Finding my true self, starting over and doing my best to do it right

Here I am about a year and half later and though I am definitely in a better place in many ways I am also definitely not 100% and in some ways feel the same things, go through the same things I did a year ago, just not in as much of a chaotic place and less foggy and more energy, but I know I am not 100%. Also most of the time feel trapped in it with this way of never escaping, not knowing if I am doing enough to combat things or on the right path to build up to that point of doing enough to become symptom free.

I also reflect more on this last year plus and see the person I was and who I was and the way I was and it was truly not me.  A big part of that was the way Lyme, etc has affected me, but also it was part of the shift.  It was the transition phase. I only feel now that I am in the growing, rebuilding stage.

So I recently started with a new doctor who is starting slow with me and started me on a herb, Houttuniyia, which is focused on Bartonella, which my intuition is probably my main issue and the doctor agrees with me. He is starting slow because of what I have mentioned in the past and to see how I react, etc. I am still taking the MMS and Samento and Banderol, which I am not sure how much that helps or does not help.

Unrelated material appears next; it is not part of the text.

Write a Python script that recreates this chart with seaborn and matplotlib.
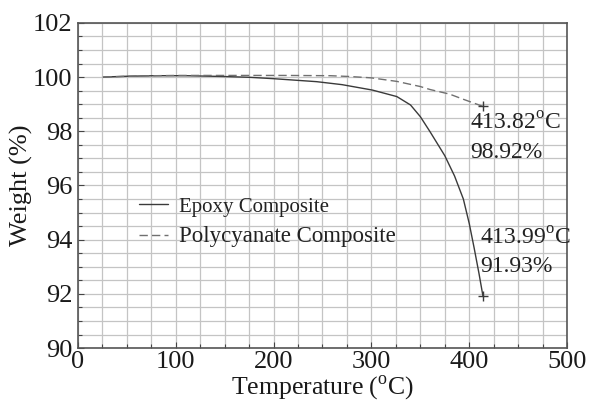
import numpy as np
import pandas as pd
import seaborn as sns
import matplotlib
matplotlib.use("Agg")
import matplotlib.pyplot as plt
from matplotlib.ticker import MultipleLocator

# TGA curves (temperature in °C, residual weight in %)
epoxy_temp = [26, 50, 80, 110, 150, 176, 200, 244, 270, 301, 326, 340, 350, 360, 375, 385,
              394, 400, 405, 410, 413.99]
epoxy_weight = [100.0, 100.03, 100.05, 100.05, 100.02, 99.99, 99.94, 99.83, 99.72, 99.52,
                99.28, 98.97, 98.54, 97.98, 97.1, 96.35, 95.5, 94.6, 93.7, 92.75, 91.93]

poly_temp = [26, 60, 100, 150, 210, 258, 278, 300, 326, 350, 360, 380, 394, 413.82]
poly_weight = [100.0, 100.04, 100.06, 100.06, 100.06, 100.05, 100.02, 99.97, 99.84, 99.65,
               99.54, 99.37, 99.18, 98.92]

series_names = ["Epoxy Composite", "Polycyanate Composite"]

df = pd.concat([
    pd.DataFrame({"Temperature": epoxy_temp, "Weight": epoxy_weight, "Sample": series_names[0]}),
    pd.DataFrame({"Temperature": poly_temp, "Weight": poly_weight, "Sample": series_names[1]}),
])

sns.set_style("ticks")
plt.rcParams["font.family"] = ["Liberation Serif", "DejaVu Serif"]
plt.rcParams["mathtext.fontset"] = "custom"
plt.rcParams["mathtext.rm"] = "Liberation Serif"

fig = plt.figure(figsize=(5.95, 4.01), dpi=100)
ax = fig.add_axes([0.131, 0.132, 0.822, 0.811])

sns.lineplot(data=df, x="Temperature", y="Weight", hue="Sample", style="Sample",
             palette={series_names[0]: "#3a3a3a", series_names[1]: "#707070"},
             dashes={series_names[0]: "", series_names[1]: (6, 3)},
             linewidth=1.0, ax=ax, sort=False)

# end-point markers
ax.plot(epoxy_temp[-1], epoxy_weight[-1], marker="+", color="#3a3a3a", ms=7, mew=1.0)
ax.plot(poly_temp[-1], poly_weight[-1], marker="+", color="#3a3a3a", ms=7, mew=1.0)

deg = r"$^{\mathrm{o}}$C"
txt_kw = dict(fontsize=17, color="#222222", ha="left", va="baseline")
ax.text(400.8, 98.05, f"{poly_temp[-1]:.2f}{deg}", **txt_kw)
ax.text(400.8, 97.0, f"{poly_weight[-1]:.2f}%", **txt_kw)
ax.text(411.0, 93.80, f"{epoxy_temp[-1]:.2f}{deg}", **txt_kw)
ax.text(411.0, 92.80, f"{epoxy_weight[-1]:.2f}%", **txt_kw)

ax.set_xlim(0, 500)
ax.set_ylim(90, 102)
ax.xaxis.set_major_locator(MultipleLocator(100))
ax.xaxis.set_minor_locator(MultipleLocator(25))
ax.yaxis.set_major_locator(MultipleLocator(2))
ax.yaxis.set_minor_locator(MultipleLocator(0.5))
ax.grid(which="both", color="#c4c4c4", linewidth=0.9)
ax.set_axisbelow(True)

ax.tick_params(which="both", direction="in", colors="#444444", labelcolor="#1a1a1a",
               labelsize=19, width=0.8)
ax.tick_params(which="major", length=4)
ax.tick_params(which="minor", length=3)
ax.tick_params(axis="x", which="major", pad=2)
ax.tick_params(axis="y", which="major", pad=4)
for s in ax.spines.values():
    s.set_color("#555555")
    s.set_linewidth(1.2)

ax.set_xlabel(f"Temperature ({deg})", fontsize=18.5, labelpad=0, color="#1a1a1a")
ax.set_ylabel("Weight (%)", fontsize=19, labelpad=0, color="#1a1a1a")

leg = ax.legend(loc="upper left", bbox_to_anchor=(0.107, 0.49), frameon=False, fontsize=15,
                handlelength=1.4, handletextpad=0.55, labelspacing=0.45, borderaxespad=0)
texts = leg.get_texts()
for t in texts:
    t.set_color("#222222")
texts[1].set_fontsize(16.5)

fig.savefig("out.png", dpi=100)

I have been feeling sick, a bit more so, physically the last couple of days, partially I think it’s a herx but I also am unsure because I have felt this way before on and off. The constant cycling as I call it and how my body always reacts one way or another when I eat something and how my symptoms each day seem to revolve around that.

When I feel bad, I get anxious, as it brings up memories of the past, and I also start to question is this ever gonna end and I don’t want this to be my life and I know it won’t be. I also get anxious about getting on the right treatment plan that I know will eradicate the issue and set me back to full balance, health and happiness, which I know is not easy to tell.

I also think about if antibiotics are absolutely necessary for me to be symptom free and move on from this and for it to never happen again. I was speaking with a woman who is now symptom free, who was on ABX therapy for 2 years and still is. Her story is probably one of the closest I have found to mine, as she got sick years ago, didn’t know what it was, moved through it and then came back again much worse. Her doctor said antibiotics are absolutely necessary to fully eradicate things and she had not seen anybody in her experience that beat it without them. I know people who have, but it does make me wonder, considering how similar her situation is to mine.

I know when I first started taking the abx and had no idea what it was, what was going on, it was done by a doctor who had absolutely no business treating me, I didn’t know better because I was so lost in a fog, had no motivation and was so reliant on her. She did nothing to help me detox as well and makes me wonder if things were done slow and right, if it would have been the right way to go. I of course don’t know that for sure.

So I need to now just trust the path, listen to my body, and put my faith in my new doctor to get me back to balance and if he thinks abx will work and are necessary then I will try it, which I am not against, as long as I know it will help and work and get me back to that place of strength and clarity.